WHAT IS NEEDED
Without the pictures, retype exactly the lines from the top of the entries below through the line that contains "const counts = [2, 16, 10, 7, 4];".

EXCERPTED DATA
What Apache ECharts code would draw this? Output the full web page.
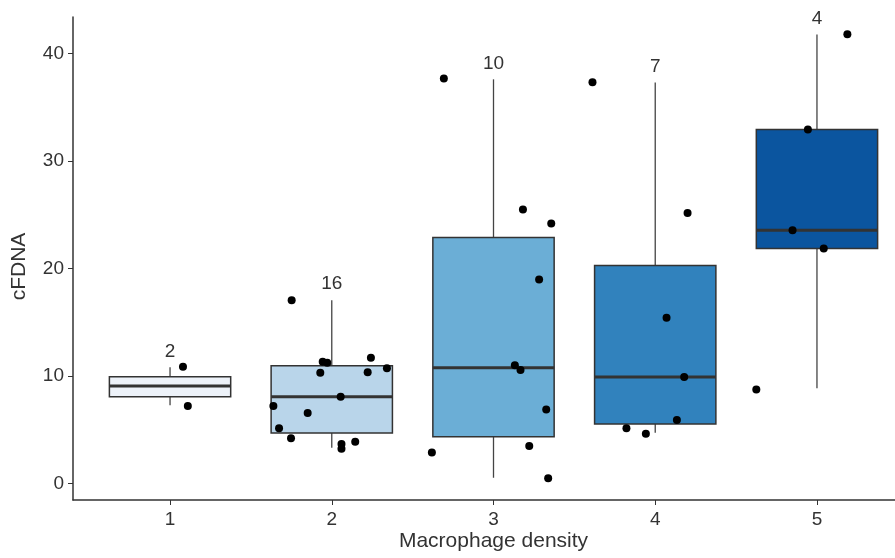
<!DOCTYPE html>
<html>
<head>
<meta charset="utf-8">
<script src="https://cdn.jsdelivr.net/npm/echarts@6/dist/echarts.min.js"></script>
<style>
  html, body { margin: 0; padding: 0; background: #fff; }
  #chart { width: 895px; height: 558px; }
</style>
</head>
<body>
<div id="chart"></div>
<script>
// macrophage density groups
const groups = [1, 2, 3, 4, 5];
const whiskerLow = [7.26, 3.31, 0.52, 4.71, 8.84];
const q1 = [8.06, 4.68, 4.34, 5.52, 21.86];
const median = [9.05, 8.06, 10.75, 9.89, 23.56];
const q3 = [9.92, 10.94, 22.88, 20.28, 32.93];
const whiskerHigh = [10.8, 17.05, 37.6, 37.3, 41.77];
const counts = [2, 16, 10, 7, 4];

// jittered points (x in group units, y = cfDNA)
const jitterX = [
  1.08, 1.11,
  1.752, 1.944, 1.972, 1.929, 2.242, 2.222, 2.341, 2.055, 1.639, 1.851, 1.674, 1.748, 2.06, 2.06, 2.145,
  2.693, 3.182, 3.357, 3.282, 3.132, 3.167, 3.326, 3.221, 2.619, 3.338,
  3.612, 4.2, 4.07, 4.179, 4.134, 3.822, 3.942,
  5.188, 4.944, 4.849, 5.042, 4.625
];
const cfDNA = [
  10.85, 7.19,
  17.05, 11.31, 11.22, 10.29, 11.68, 10.35, 10.70, 8.06, 7.19, 6.54, 5.12, 4.19, 3.66, 3.22, 3.87,
  37.67, 25.49, 24.19, 18.98, 11.0, 10.54, 6.88, 3.47, 2.88, 0.47,
  37.33, 25.17, 15.40, 9.89, 5.89, 5.12, 4.61,
  41.8, 32.93, 23.56, 21.86, 8.74
];

const yTicks = [0, 10, 20, 30, 40];
const boxColors = ['#edf2f9', '#b9d5ea', '#6baed6', '#3182bd', '#0b559f'];
const font = '"Liberation Sans", Arial, sans-serif';
const textColor = '#333';

const boxData = groups.map((g, i) => [g, whiskerLow[i], q1[i], median[i], q3[i], whiskerHigh[i], counts[i]]);
const pointData = jitterX.map((x, i) => [x, cfDNA[i]]);

const chart = echarts.init(document.getElementById('chart'));
chart.setOption({
  animation: false,
  backgroundColor: '#fff',
  grid: {
    left: 73,
    top: 17,
    bottom: 58,
    width: 841,
    containLabel: false,
    outerBoundsMode: 'none'
  },
  xAxis: {
    type: 'value',
    min: 0.4,
    max: 5.6,
    name: 'Macrophage density',
    nameLocation: 'middle',
    nameGap: 31,
    nameMoveOverlap: false,
    nameTextStyle: { fontSize: 21, color: textColor, fontFamily: font },
    axisLine: { show: true, onZero: false, lineStyle: { color: '#333', width: 1.5 } },
    axisTick: { show: true, length: 5, customValues: groups, lineStyle: { color: '#333' } },
    axisLabel: { customValues: groups, fontSize: 19, color: textColor, fontFamily: font, margin: 10 },
    splitLine: { show: false }
  },
  yAxis: {
    type: 'value',
    min: -1.55,
    max: 43.4,
    name: 'cFDNA',
    nameLocation: 'middle',
    nameRotate: 90,
    nameGap: 43,
    nameMoveOverlap: false,
    nameTextStyle: { fontSize: 21, color: textColor, fontFamily: font, padding: [0, 16, 0, 0] },
    axisLine: { show: true, onZero: false, lineStyle: { color: '#333', width: 1.5 } },
    axisTick: { show: true, length: 5, customValues: yTicks, lineStyle: { color: '#333' } },
    axisLabel: { customValues: yTicks, fontSize: 19, color: textColor, fontFamily: font, margin: 9 },
    splitLine: { show: false }
  },
  series: [
    {
      type: 'custom',
      data: boxData,
      encode: { x: 0, y: [1, 2, 3, 4, 5] },
      renderItem: function (params, api) {
        const x = api.value(0);
        const lo = api.coord([x, api.value(1)]);
        const bottom = api.coord([x, api.value(2)]);
        const mid = api.coord([x, api.value(3)]);
        const top = api.coord([x, api.value(4)]);
        const hi = api.coord([x, api.value(5)]);
        const w = api.size([0.75, 0])[0];
        const i = params.dataIndex;
        const whisker = { stroke: '#444', lineWidth: 1.3 };
        return {
          type: 'group',
          children: [
            { type: 'line', shape: { x1: lo[0], y1: lo[1], x2: bottom[0], y2: bottom[1] }, style: whisker },
            { type: 'line', shape: { x1: top[0], y1: top[1], x2: hi[0], y2: hi[1] }, style: whisker },
            {
              type: 'rect',
              shape: { x: bottom[0] - w / 2, y: top[1], width: w, height: bottom[1] - top[1] },
              style: { fill: boxColors[i], stroke: '#333', lineWidth: 1.5 }
            },
            {
              type: 'line',
              shape: { x1: mid[0] - w / 2, y1: mid[1], x2: mid[0] + w / 2, y2: mid[1] },
              style: { stroke: '#333', lineWidth: 3 }
            },
            {
              type: 'text',
              x: hi[0],
              y: hi[1] - 16,
              style: {
                text: String(api.value(6)),
                fontSize: 19,
                fontFamily: font,
                fill: textColor,
                align: 'center',
                verticalAlign: 'middle'
              }
            }
          ]
        };
      }
    },
    {
      type: 'scatter',
      data: pointData,
      symbolSize: 8,
      itemStyle: { color: '#000', opacity: 1 }
    }
  ]
});
</script>
</body>
</html>
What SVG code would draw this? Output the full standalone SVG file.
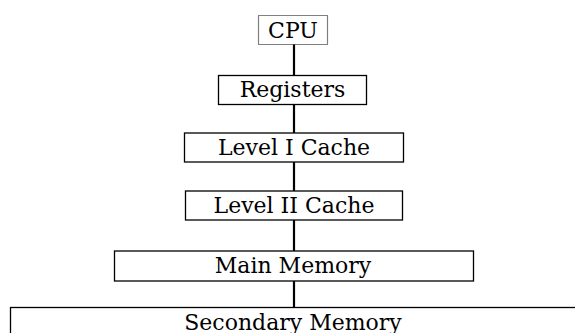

EXPECTED OUTPUT
What Apache ECharts code would draw this? Output the full web page.
<!DOCTYPE html>
<html>
<head>
<meta charset="utf-8">
<script src="https://cdn.jsdelivr.net/npm/echarts@6/dist/echarts.min.js"></script>
<style>
  html, body { margin: 0; padding: 0; background: #fff; }
  #chart { width: 895px; height: 558px; }
</style>
</head>
<body>
<div id="chart"></div>
<script>
// macrophage density groups
const groups = [1, 2, 3, 4, 5];
const whiskerLow = [7.26, 3.31, 0.52, 4.71, 8.84];
const q1 = [8.06, 4.68, 4.34, 5.52, 21.86];
const median = [9.05, 8.06, 10.75, 9.89, 23.56];
const q3 = [9.92, 10.94, 22.88, 20.28, 32.93];
const whiskerHigh = [10.8, 17.05, 37.6, 37.3, 41.77];
const counts = [2, 16, 10, 7, 4];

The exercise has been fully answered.